昨年、シールシャ・アーサナを改めて教わる機会に恵まれた。指導者の先輩は私の逆立ちを見て「右が縮んでいて、左の腕が開いている、痛めている右の腰をかばって、そうなっているのかもしれない」と言われた。度々、指摘されるようになり、気になったので歪みを正すために毎日必ずシールシャ・アーサナをした。歪みを意識するものの、自分で自分を見ることはできないので、どうなっているかは全然分からなかった。

そして何カ月後かのクラス。
「やっぱり右が縮んでいて左の腕が開くのは変わってない、けれど安定しているし腰をかばっているのもあるかもしれないし、それでいいでしょう!」
キツネにつままれたような気分になった。歪みが直ってなくても安定することってあるんやな~と、ほっとした。完璧じゃなくても立つことが大事なんだと教わった気がした。気付けば、調子が悪い日は逆立ちをしない、という日々は終わっていた。どういう時でも立つ、どんな状況でも一人で立たないといけない、そんな気持ちが自然に宿っていた。そして真っ逆さまになった時にしか感じられないあの静けさがやっぱり好きだった。失敗して転んで腰が悪化して、もしシールシャ・アーサナや他のアーサナが出来なくなっても、それはそれで仕方ないしその時に考えよう、と考えが勝手に変わっていた。歪んでてもいい、毎日どこでも立つ、と思いがはっきりしていった。それはとても気分のいいことで、迷いがなくなって、集中もしやすくなった。そのうち、それが日常にもリンクするようになった。今日は疲れてるしやめとこう~と思うことがあったとしても、いつでもやる、と決めたことはやるようになった。

自宅でのシールシャ・アーサナの練習。

「まず立つ気があるのかどうか?」この体を通して、内なる神が問いかけてくださる。本気で立つ気があるのなら、立てるように努力するべきだと。立つ努力もしないで、立てるようになる時期をじっと待っていても、いっこうに立てるチャンスは訪れないと教えてくださった。
不思議なことに、毎日立つ、と決めた日から、なぜか転ばなくなった。これに執らわれても良くないけれど、時々は転ぶのが常だっただけに不思議。なんで突然、転げなくなったのか?? 決めたその瞬間から、気が一点に集まったように思う。もう師の恩寵だとしか思えないけれど、それまでは、立とうと決めてなかったから、フラフラゆらゆらしていたのかな。「心が思うものになる」と師から教わっている。思ったところへ気は動くという。気――プラーナは目に見えないし、私ははっきりと知らない。でも知らないなりにも、このささやかな体験は、「思い」が気(プラーナ)を一つにまとめ、それが集中へと繋がる、ということを実感させてくれた。思いは強烈な力を持っていて、本当に思い一つで変わる可能性があるんだと。気(プラーナ)が自分を形づくっていく、これは本当に教わってきた通りだ。

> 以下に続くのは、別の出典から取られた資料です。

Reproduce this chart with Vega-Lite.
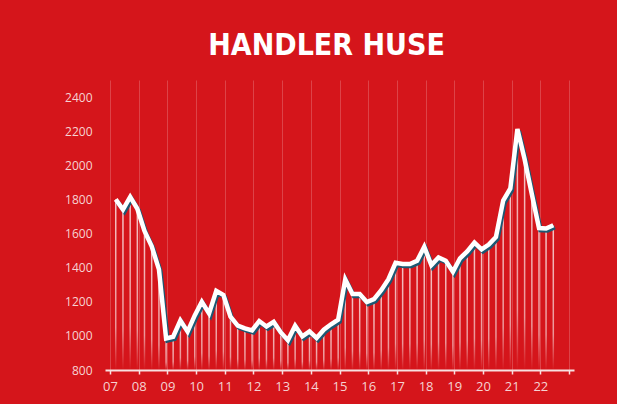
{
  "$schema": "https://vega.github.io/schema/vega-lite/v6.json",
  "width": 469,
  "height": 290,
  "autosize": {"type": "none"},
  "padding": {"left": 105, "top": 80, "right": 43, "bottom": 34},
  "background": "#d5151b",
  "title": {
    "text": "HANDLER HUSE",
    "anchor": "middle",
    "dx": -13,
    "offset": 19,
    "font": "Liberation Sans Narrow, DejaVu Sans Condensed, sans-serif",
    "fontSize": 30,
    "fontWeight": "bold",
    "color": "#ffffff"
  },
  "config": {
    "view": {"stroke": null},
    "axis": {"labelFont": "Open Sans", "labelColor": "#f6d2d2"}
  },
  "data": {
    "values": [
      {"date": "2007-03-15", "value": 1800},
      {"date": "2007-06-15", "value": 1740},
      {"date": "2007-09-15", "value": 1815},
      {"date": "2007-12-15", "value": 1745},
      {"date": "2008-03-15", "value": 1615},
      {"date": "2008-06-15", "value": 1525},
      {"date": "2008-09-15", "value": 1390},
      {"date": "2008-12-15", "value": 985},
      {"date": "2009-03-15", "value": 995},
      {"date": "2009-06-15", "value": 1090},
      {"date": "2009-09-15", "value": 1025},
      {"date": "2009-12-15", "value": 1120},
      {"date": "2010-03-15", "value": 1200},
      {"date": "2010-06-15", "value": 1132},
      {"date": "2010-09-15", "value": 1264},
      {"date": "2010-12-15", "value": 1240},
      {"date": "2011-03-15", "value": 1112},
      {"date": "2011-06-15", "value": 1060},
      {"date": "2011-09-15", "value": 1044},
      {"date": "2011-12-15", "value": 1032},
      {"date": "2012-03-15", "value": 1087},
      {"date": "2012-06-15", "value": 1055},
      {"date": "2012-09-15", "value": 1082},
      {"date": "2012-12-15", "value": 1020},
      {"date": "2013-03-15", "value": 974},
      {"date": "2013-06-15", "value": 1060},
      {"date": "2013-09-15", "value": 997},
      {"date": "2013-12-15", "value": 1026},
      {"date": "2014-03-15", "value": 988},
      {"date": "2014-06-15", "value": 1036},
      {"date": "2014-09-15", "value": 1068},
      {"date": "2014-12-15", "value": 1095},
      {"date": "2015-03-15", "value": 1331},
      {"date": "2015-06-15", "value": 1245},
      {"date": "2015-09-15", "value": 1245},
      {"date": "2015-12-15", "value": 1198},
      {"date": "2016-03-15", "value": 1215},
      {"date": "2016-06-15", "value": 1268},
      {"date": "2016-09-15", "value": 1332},
      {"date": "2016-12-15", "value": 1428},
      {"date": "2017-03-15", "value": 1421},
      {"date": "2017-06-15", "value": 1421},
      {"date": "2017-09-15", "value": 1440},
      {"date": "2017-12-15", "value": 1522},
      {"date": "2018-03-15", "value": 1415},
      {"date": "2018-06-15", "value": 1460},
      {"date": "2018-09-15", "value": 1440},
      {"date": "2018-12-15", "value": 1376},
      {"date": "2019-03-15", "value": 1455},
      {"date": "2019-06-15", "value": 1495},
      {"date": "2019-09-15", "value": 1547},
      {"date": "2019-12-15", "value": 1507},
      {"date": "2020-03-15", "value": 1535},
      {"date": "2020-06-15", "value": 1580},
      {"date": "2020-09-15", "value": 1793},
      {"date": "2020-12-15", "value": 1864},
      {"date": "2021-03-15", "value": 2213},
      {"date": "2021-06-15", "value": 2035},
      {"date": "2021-09-15", "value": 1830},
      {"date": "2021-12-15", "value": 1632},
      {"date": "2022-03-15", "value": 1629},
      {"date": "2022-06-15", "value": 1649}
    ]
  },
  "encoding": {
    "x": {
      "field": "date",
      "type": "temporal",
      "scale": {
        "type": "utc",
        "domain": [
          {"year": 2007, "month": 1, "date": 1, "utc": true},
          {"year": 2023, "month": 1, "date": 1, "utc": true}
        ]
      },
      "axis": {
        "title": null,
        "tickCount": {"interval": "year", "step": 1},
        "labelExpr": "utcyear(datum.value) > 2022 ? '' : utcFormat(datum.value, '%y')",
        "labelFontSize": 13,
        "labelPadding": 6,
        "labelFlush": false,
        "labelOverlap": false,
        "domainColor": "#f7e0e0",
        "domainWidth": 2,
        "tickColor": "#f7e0e0",
        "tickWidth": 1.5,
        "tickSize": 4,
        "grid": true,
        "gridColor": "#ffffff",
        "gridOpacity": 0.2,
        "gridWidth": 1
      }
    },
    "y": {
      "field": "value",
      "type": "quantitative",
      "scale": {"domain": [800, 2500], "nice": false, "zero": false},
      "axis": {
        "title": null,
        "format": "d",
        "values": [800, 1000, 1200, 1400, 1600, 1800, 2000, 2200, 2400],
        "domain": false,
        "ticks": false,
        "grid": false,
        "labelFontSize": 12,
        "labelPadding": 13
      }
    }
  },
  "layer": [
    {
      "mark": {
        "type": "bar",
        "size": 1.5,
        "color": {
          "gradient": "linear",
          "x1": 0, "y1": 0, "x2": 0, "y2": 1,
          "stops": [
            {"offset": 0, "color": "rgba(255,255,255,0.75)"},
            {"offset": 0.75, "color": "rgba(255,255,255,0.55)"},
            {"offset": 1, "color": "rgba(255,255,255,0)"}
          ]
        }
      },
      "encoding": {"y2": {"datum": 800}}
    },
    {
      "mark": {
        "type": "line",
        "stroke": "#1b5873",
        "strokeWidth": 4.5,
        "xOffset": 1.5,
        "yOffset": 2
      }
    },
    {
      "mark": {
        "type": "line",
        "stroke": "#ffffff",
        "strokeWidth": 4.5
      }
    }
  ]
}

…と、夜のクラスで、そんなことを改めて感じた。そして逆立ちは、まだまだ要改善のアドバイスを受けたので、これからもがんばりたい。久しぶりに会えた指導者の先輩たち、そして参加者の方たちがやけに爽やかで、かっこよかった。数年前の雰囲気とは少し違っていた。ずーっと夜のクラスへ通っているそうだ。クラスに通い続けるのも自分の意志、思い。ヨーガへ、気が一点に集中されているんだなと思った。集中感のある人は、爽やかで気持ちいい! 私も見習いたい!